I started with the original Apple II schematic and quickly realized that there were going to be a few hurdles. There were several components like the keyboard encoder, DRAM, and 558 timer that were no longer manufactured. In looking at the timing of the system, everything was really tightly coupled and complicated. The timing for the video signals, keyboard multiplexer, and RAM access were all woven together in a beautiful tapestry by Steve Wozniak. But I wanted to see if I could simplify it a bit. This is where the Propeller got involved!
I initially just used a 1MHz oscillator to drive the clock, later on I wired up one of the Propeller's to generate the clock signal. This enabled me to do some neat things like overclocking/underclocking the computer. I can also stop the clock to pause program execution if I want to debug something. I took out the 24 DRAM chips and replaced them with a single dual port static RAM. I also consolidated the six ROM chips into a single ROM. By using dual port RAM, I was able to hook up the other Propeller to read from the video portions of RAM and draw out the VGA signals without interfering at all with the rest of the computer. After decoupling the timing a bit, there were a few small changes to the address decoding in order to ensure it was reading/writing to RAM at the correct times. In addition to handling the timing for the system clock, Propeller 1 also reads the soft switches and relays that data to the video processing Propeller. It also handles reading from the SD Card, parsing the DOS images, and handling the PS/2 keyboard. The two Propeller's talk to each other via an I2C bus.
The video processing Propeller took quite a bit of time to optimize at least for the hires mode. To get things running initially I created a very simple memory monitor in Spin in order to test out reading/writing to memory. The easiest video mode was of course just the full text mode. Initially I used Mike Christle's VGA display driver with the C64 font. After getting text mode working reasonably well, I started to convert the driver incrementally so that it would work with the original Apple II 7x8 fonts. To do this I used a lookup table that mapped between the 8x8 and 7x8 graphic columns.
The hires video mode probably took the greatest amount of time to really optimize. I made use of the book "Apple II Computer Graphics" by Ken Williams, and Bob and Lisa Kernaghan to understand how the video memory was laid out. The hires memory map for the Apple II divided the screen into three main sections. Each section has 8 rows. Each row was divided into 8x8 boxes. So each of these boxes is made up of 8 bytes. But then the bits are displayed in reverse order and the left most bit isn't displayed at all.
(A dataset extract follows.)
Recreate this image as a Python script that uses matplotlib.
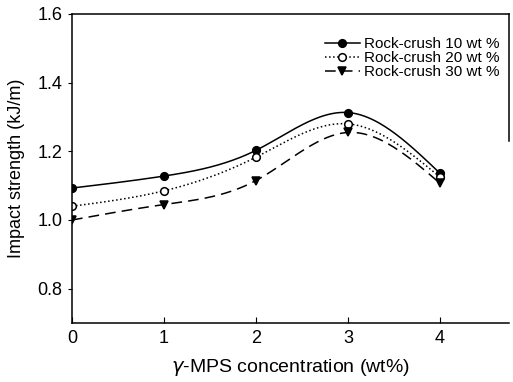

So that was fun to figure out. I initially had hires mode programmed in Spin to just get the picture working. Not surprisingly though, Spin was pretty slow at drawing each hires frame (about one frame every 5 seconds!). I slowly started optimizing The Spin code, to where it was drawing 1 frame a second. Then I converted the Spin into PASM, which eventually I was able to achieve 50 frames per second! I figured that I could further optimize the frame rate if I divided up each of the three screen sections and had a separate cog processing each section. But I was pretty happy overall with the finished frame rate. Right now the computer draws the picture in one of seven monochrome colors. The nostalgia for me was for the green display, so that's what I set up initially. I may try to implement the full color graphics eventually. It's a little more complicated with the way the Apple II displays color pixels, and I'm not quite sure that the Propeller would support all the colors with the desired screen resolution.
There are still a few things to nail down with the current system. In order to support some of the peripheral cards I would like to use, I need to wire up the Propeller to generate the Phase 1 clock, which is just the inverted main clock, and the Q3 signal, which seems to be a 2MHz clock. I also discovered that my game port controller buttons need some rewiring to get them to work properly. My +-12V switching supply also needs to be fiddled with some more. It works, but it has a really high current draw initially before the output caps are charged. Other than that, there's four bodge wires on the bottom of the pcb, nothing too major, but something to fix with the next board revision.
I'd really like to thank the Parallax community for giving me the tools needed to get this project working. I've listed a few of the modules I'm using below, along with their author:
I2C Slave/Master module - Chris Gadd
fsrw - Tomas Rokicki and Jonathan Dummer
PS/2 Keyboard Driver - Chip Gracey
Button.spin v 1.00 - Kyle Crane
**Update 9/15/2020** I have color mode working!